End of semester testing

  • Will students be tested prior to leaving campus and returning home?
  • How will testing be tracked and monitored?

Return to campus testing in the spring

  • Will all students be tested prior to returning to campus?
  • Should testing be conducted in their home communities or on campus?
  • What protocols should international students or those from travel-restricted states follow?

CARES Act compliance considerations

The Coronavirus Aid, Relief, and Economic Security Act (CARES) Act and the Higher Education Emergency Relief Fund (HEERF) have forced institutions to consider many questions, including:

  • How is your institution monitoring HEERF compliance (e.g., performing audits or reviews during or after the awarding process)?
  • Are the methodology and assumptions used to determine eligible expenses and amounts
    to be awarded to students formally documented and up-to-date?
  • How is your institution tracking the amounts awarded in student emergency financial aid grants, as well as the expenses reimbursed with the institutional component?
  • Has your institution fulfilled all reporting obligations timely, at the required frequency and with all necessary elements included?

Efficiency and controls impacts of remote work environment

Moving to a remote platform, as many universities have, has changed the way that you do business, what your operations look like and the risks that you face on a daily basis. There are several areas in which the switch to a remote environment has proved particularly challenging.

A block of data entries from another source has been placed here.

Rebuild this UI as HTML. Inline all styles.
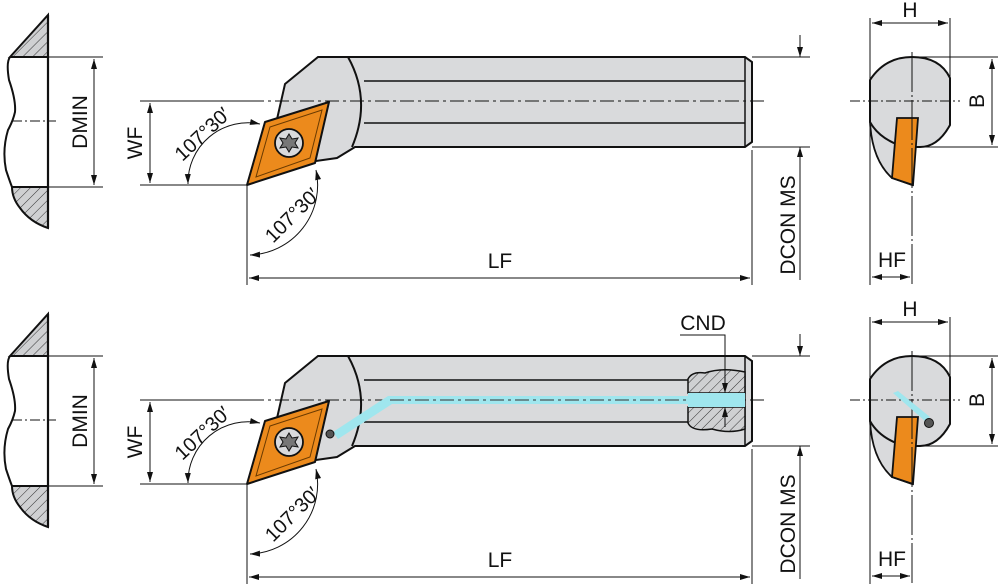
<!DOCTYPE html>
<html><head><meta charset="utf-8"><style>
html,body{margin:0;padding:0;background:#fff;width:1000px;height:587px;overflow:hidden}
svg{display:block}
text{font-family:"Liberation Sans",sans-serif;fill:#111}
</style></head><body>
<svg width="1000" height="587" viewBox="0 0 1000 587" xmlns="http://www.w3.org/2000/svg">
<defs>
<pattern id="h" width="7" height="7" patternUnits="userSpaceOnUse" patternTransform="rotate(45)">
<rect width="7" height="7" fill="#cfd0d2"/><line x1="0" y1="0" x2="0" y2="7" stroke="#333" stroke-width="1"/>
</pattern>
<marker id="a" viewBox="0 0 10 10" refX="10" refY="5" markerWidth="10" markerHeight="10" orient="auto-start-reverse" markerUnits="userSpaceOnUse">
<path d="M0,2 L10,5 L0,8 Z" fill="#111"/></marker>
<g id="tool">
 <path d="M10,57 L48,15 L48,57 Z" fill="url(#h)" stroke="#111" stroke-width="2"/>
 <path d="M12,187 L48,187 L48,228 Q30,222 20,208 Q12,198 12,187 Z" fill="url(#h)" stroke="#111" stroke-width="2"/>
 <path d="M10,57 Q6,62 9,80 Q16,100 15,112 Q13,121 8,130 Q2,150 6,170 Q10,182 12,187" fill="none" stroke="#111" stroke-width="2"/>
 <line x1="48" y1="15" x2="48" y2="228" stroke="#111" stroke-width="2.2"/>
 <line x1="12" y1="121" x2="56" y2="121" stroke="#111" stroke-width="1" stroke-dasharray="10,3,2,3"/>
 <line x1="48" y1="57" x2="103" y2="57" stroke="#111" stroke-width="1"/>
 <line x1="48" y1="187" x2="103" y2="187" stroke="#111" stroke-width="1"/>
 <line x1="94" y1="59" x2="94" y2="185" stroke="#111" stroke-width="1" marker-start="url(#a)" marker-end="url(#a)"/>
 <text x="0" y="0" font-size="21" text-anchor="middle" transform="translate(87,122) rotate(-90)">DMIN</text>
 <path d="M285,84 L318,57 L745,57 L752,62 L752,142 L745,147 L355,147 L337,158 L316,161 L270,150 Z" fill="#d9dadc" stroke="#111" stroke-width="2"/>
 <line x1="745" y1="57" x2="745" y2="147" stroke="#111" stroke-width="1.5"/>
 <path d="M348,57 Q372,100 352,147" fill="none" stroke="#111" stroke-width="2"/>
 <line x1="364" y1="81" x2="745" y2="81" stroke="#111" stroke-width="1.5"/>
 <line x1="364" y1="123" x2="745" y2="123" stroke="#111" stroke-width="1.5"/>
 <line x1="250" y1="101" x2="765" y2="101" stroke="#111" stroke-width="1" stroke-dasharray="14,4,3,4"/>
 <path d="M265,122 L329,102 L315,163 L247,185 Z" fill="#ec8a1c" stroke="#111" stroke-width="2" stroke-linejoin="round"/>
 <path d="M270,127 L322,110 L310,158 L256,177 Z" fill="none" stroke="#6a3a00" stroke-width="1"/>
 <circle cx="289" cy="143" r="14" fill="#d9dadc" stroke="#111" stroke-width="1.8"/>
 <path d="M289,134 L292,139 L298,138 L295,143 L298,148 L292,147 L289,152 L286,147 L280,148 L283,143 L280,138 L286,139 Z" fill="#777" stroke="#111" stroke-width="1"/>
 <line x1="140" y1="101" x2="250" y2="101" stroke="#111" stroke-width="1"/>
 <line x1="140" y1="185" x2="247" y2="185" stroke="#111" stroke-width="1"/>
 <line x1="150" y1="103" x2="150" y2="183" stroke="#111" stroke-width="1" marker-start="url(#a)" marker-end="url(#a)"/>
 <text font-size="21" text-anchor="middle" transform="translate(142,143) rotate(-90)">WF</text>
 <path d="M188,184 A60,60 0 0 1 260,124" fill="none" stroke="#111" stroke-width="1" marker-start="url(#a)" marker-end="url(#a)"/>
 <text font-size="20" text-anchor="middle" transform="translate(207,139) rotate(-43)">107°30′</text>
 <path d="M316,170 A70,70 0 0 1 250,255" fill="none" stroke="#111" stroke-width="1" marker-start="url(#a)" marker-end="url(#a)"/>
 <text font-size="20" text-anchor="middle" transform="translate(297,220) rotate(-45)">107°30′</text>
 <line x1="247" y1="185" x2="247" y2="285" stroke="#111" stroke-width="1"/>
 <line x1="752" y1="150" x2="752" y2="285" stroke="#111" stroke-width="1"/>
 <line x1="249" y1="278" x2="750" y2="278" stroke="#111" stroke-width="1" marker-start="url(#a)" marker-end="url(#a)"/>
 <text x="500" y="268" font-size="21" text-anchor="middle">LF</text>
 <line x1="752" y1="57" x2="810" y2="57" stroke="#111" stroke-width="1"/>
 <line x1="752" y1="147" x2="810" y2="147" stroke="#111" stroke-width="1"/>
 <line x1="800" y1="35" x2="800" y2="57" stroke="#111" stroke-width="1" marker-end="url(#a)"/>
 <line x1="800" y1="280" x2="800" y2="147" stroke="#111" stroke-width="1" marker-end="url(#a)"/>
 <text font-size="21" text-anchor="middle" transform="translate(795,225) rotate(-90)">DCON MS</text>
 <path d="M870,122 Q872,160 892,178 L912,185 L912,150 Z" fill="#d9dadc" stroke="#111" stroke-width="1.8"/>
 <path d="M870,80 Q885,57 912,57 Q940,57 950,78 L950,125 Q938,147 920,147 L905,147 Q880,140 870,122 Z" fill="#d9dadc" stroke="#111" stroke-width="2"/>
 <path d="M897,118 L918,118 L913,185 L892,178 Z" fill="#ec8a1c" stroke="#111" stroke-width="1.8"/>
 <line x1="850" y1="101" x2="960" y2="101" stroke="#111" stroke-width="1" stroke-dasharray="10,3,2,3"/>
 <line x1="912" y1="52" x2="912" y2="285" stroke="#111" stroke-width="1" stroke-dasharray="40,3,2,3"/>
 <line x1="870" y1="18" x2="870" y2="285" stroke="#111" stroke-width="1"/>
 <line x1="950" y1="18" x2="950" y2="78" stroke="#111" stroke-width="1"/>
 <line x1="872" y1="23" x2="948" y2="23" stroke="#111" stroke-width="1" marker-start="url(#a)" marker-end="url(#a)"/>
 <text x="910" y="17" font-size="21" text-anchor="middle">H</text>
 <line x1="912" y1="57" x2="998" y2="57" stroke="#111" stroke-width="1"/>
 <line x1="920" y1="147" x2="998" y2="147" stroke="#111" stroke-width="1"/>
 <line x1="992" y1="59" x2="992" y2="145" stroke="#111" stroke-width="1" marker-start="url(#a)" marker-end="url(#a)"/>
 <text font-size="21" text-anchor="middle" transform="translate(984,101) rotate(-90)">B</text>
 <line x1="872" y1="277" x2="910" y2="277" stroke="#111" stroke-width="1" marker-start="url(#a)" marker-end="url(#a)"/>
 <text x="892" y="267" font-size="21" text-anchor="middle">HF</text>
</g>
</defs>
<use href="#tool"/>
<g transform="translate(0,299)">
 <use href="#tool"/>
 <path d="M333,133 L388,97 L745,97 L745,105 L392,105 L338,140 Z" fill="#9fe6ee"/>
 <line x1="390" y1="101" x2="745" y2="101" stroke="#333" stroke-width="1" stroke-dasharray="14,4,3,4"/>
 <circle cx="330" cy="135" r="4" fill="#555" stroke="#111"/>
 <path d="M688,80 Q692,72 705,74 Q722,68 745,73 L745,94 L688,94 Z" fill="url(#h)" stroke="#111" stroke-width="1.5"/>
 <path d="M688,108 L745,108 L745,130 Q730,135 712,130 Q692,133 688,124 Z" fill="url(#h)" stroke="#111" stroke-width="1.5"/>
 <rect x="688" y="94" width="57" height="14" fill="#9fe6ee"/>
 <line x1="725" y1="76" x2="725" y2="94" stroke="#111" stroke-width="1" marker-end="url(#a)"/>
 <line x1="725" y1="128" x2="725" y2="108" stroke="#111" stroke-width="1" marker-end="url(#a)"/>
 <path d="M893,94 L925,122 L930,118 L898,92 Z" fill="#9fe6ee"/>
 <circle cx="929" cy="124" r="4.5" fill="#555" stroke="#111"/>
</g>
<polyline points="680,335 725,335 725,375" fill="none" stroke="#111" stroke-width="1"/>
<text x="703" y="330" font-size="21" text-anchor="middle">CND</text>
</svg>
</body></html>
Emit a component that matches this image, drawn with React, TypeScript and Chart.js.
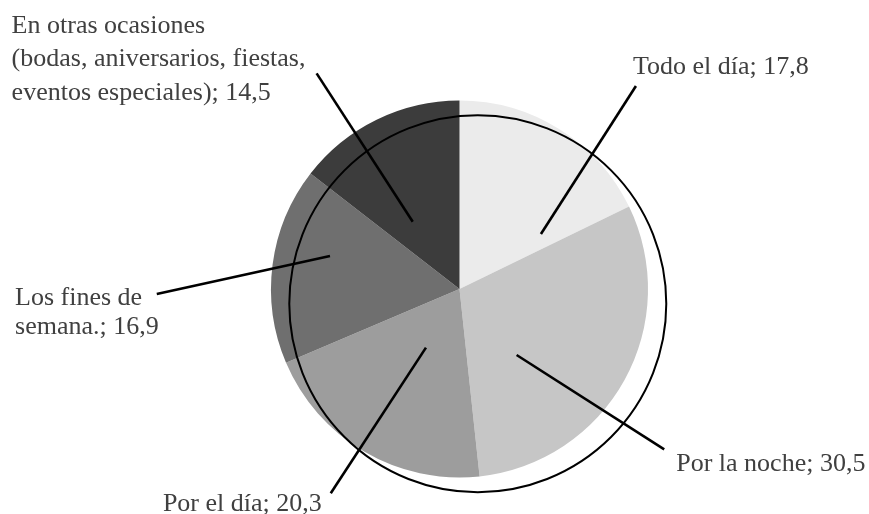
import React, { useEffect, useRef } from "react";
import { Chart, registerables } from "chart.js";

Chart.register(...registerables);

// Data
const categories = [
  "Todo el día",
  "Por la noche",
  "Por el día",
  "Los fines de\nsemana.",
  "En otras ocasiones\n(bodas, aniversarios, fiestas,\neventos especiales)",
];
const values = [17.8, 30.5, 20.3, 16.9, 14.5];
const sliceColors = ["#ebebeb", "#c6c6c6", "#9d9d9d", "#6f6f6f", "#3c3c3c"];

// Leader line geometry, as fractions of the pie radius from its centre
const leaderInner = [
  [0.432, -0.292],
  [0.303, 0.35],
  [-0.178, 0.311],
  [-0.687, -0.175],
  [-0.248, -0.357],
];
const leaderOuter = [
  [0.936, -1.077],
  [1.086, 0.851],
  [-0.683, 1.084],
  [-1.606, 0.027],
  [-0.758, -1.144],
];
// Text placement relative to the outer end of each leader (px)
const textAlign: CanvasTextAlign[] = ["left", "left", "right", "left", "left"];
const textDx = [-3, 12, -9, -141.7, -305];
const textDy = [-12, 22, 17.5, 11, -40.3];
const textLineHeight = [33, 33, 33, 29, 33.3];
const outlineOffset = [0.097, 0.078];

const FONT = '26px "Liberation Serif", "Times New Roman", serif';

const fmt = (v: number) => v.toString().replace(".", ",");

const annotPlugin = {
  id: "annot",
  afterDatasetsDraw(chart: any) {
    const ctx: CanvasRenderingContext2D = chart.ctx;
    const meta = chart.getDatasetMeta(0);
    const arc = meta.data[0];
    const { x, y, outerRadius: R } = arc.getProps(["x", "y", "outerRadius"], true);
    ctx.save();
    // offset outline circle
    ctx.beginPath();
    ctx.arc(x + R * outlineOffset[0], y + R * outlineOffset[1], R, 0, Math.PI * 2);
    ctx.lineWidth = 2;
    ctx.strokeStyle = "#000";
    ctx.stroke();
    // leaders and labels
    ctx.font = FONT;
    ctx.textBaseline = "alphabetic";
    categories.forEach((cat, i) => {
      const ix = x + R * leaderInner[i][0];
      const iy = y + R * leaderInner[i][1];
      const ox = x + R * leaderOuter[i][0];
      const oy = y + R * leaderOuter[i][1];
      ctx.beginPath();
      ctx.moveTo(ix, iy);
      ctx.lineTo(ox, oy);
      ctx.lineWidth = 2.6;
      ctx.strokeStyle = "#000";
      ctx.stroke();
      const lines = (cat + "; " + fmt(values[i])).split("\n");
      ctx.fillStyle = "#404040";
      ctx.textAlign = textAlign[i];
      lines.forEach((ln, k) => {
        ctx.fillText(ln, ox + textDx[i], oy + textDy[i] + k * textLineHeight[i]);
      });
    });
    ctx.restore();
  },
};

export default function App() {
  const ref = useRef<HTMLCanvasElement>(null);
  useEffect(() => {
    if (!ref.current) return;
    const chart = new Chart(ref.current, {
      type: "pie",
      data: {
        labels: categories,
        datasets: [
          {
            data: values,
            backgroundColor: sliceColors,
            borderWidth: 0,
          },
        ],
      },
      options: {
        responsive: false,
        devicePixelRatio: 1,
        animation: false,
        layout: { padding: { top: 100.5, bottom: 36.5, left: 50, right: 0 } },
        plugins: {
          legend: { display: false },
          tooltip: { enabled: false },
        },
      },
      plugins: [annotPlugin],
    });
    return () => chart.destroy();
  }, []);
  return (
    <div style={{ position: "absolute", left: 0, top: 0, width: 869, height: 514, background: "#fff" }}>
      <canvas ref={ref} width={869} height={514} style={{ display: "block" }} />
    </div>
  );
}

  • Time charging and productivity – Overseeing the time and productivity of remote employees is a complex area. Institutions are doing your best to identify pitfalls and assist employees who are struggling, and to ensure timekeeping practices are flexible but accurate to meet employee needs while ensuring that any commitments (e.g., extramural funding requirements, collective bargaining agreement stipulations) are met.
  • Procurement – If you have switched to a system where goods, such as electronics or office supplies, are now being sent to employees’ home rather than to the workplace, you may face concerns surrounding volume of purchases, appropriateness of charging and logistics of receipts and returns. Some institutions are performing analytics to identify potential “red flags” such as spikes in purchasing and unexpected merchant category codes on procurement cards; these flags can then be investigated to identify specific challenges and/or broadly needed updates to procurement policies and procedures.
  • Automation of processes – Some of what you used to do in person can no longer happen remotely (e.g., physically signing documents). In many cases, institutions have pivoted to more automated practices that actually increase efficiency; however due to swiftness of the change, there are lingering operational and fraud risks in these processes. Some institutions are using this time to perform a detailed fraud risk assessment to identify risks and ensure appropriate mitigating controls are in place.
  • Cybersecurity and privacy concerns – This may be the time to look critically at your internal controls and the associated risks. Ask yourself if the processes you have in place are mitigating the risks to the degree required by the current environment.

The COVID-19 pandemic presents numerous considerations and risks for colleges and universities as the situation evolves. It’s crucial for higher education leaders to continuously monitor and communicate campus activities and adhere to guidelines, while remaining flexible and committed to the institution’s mission.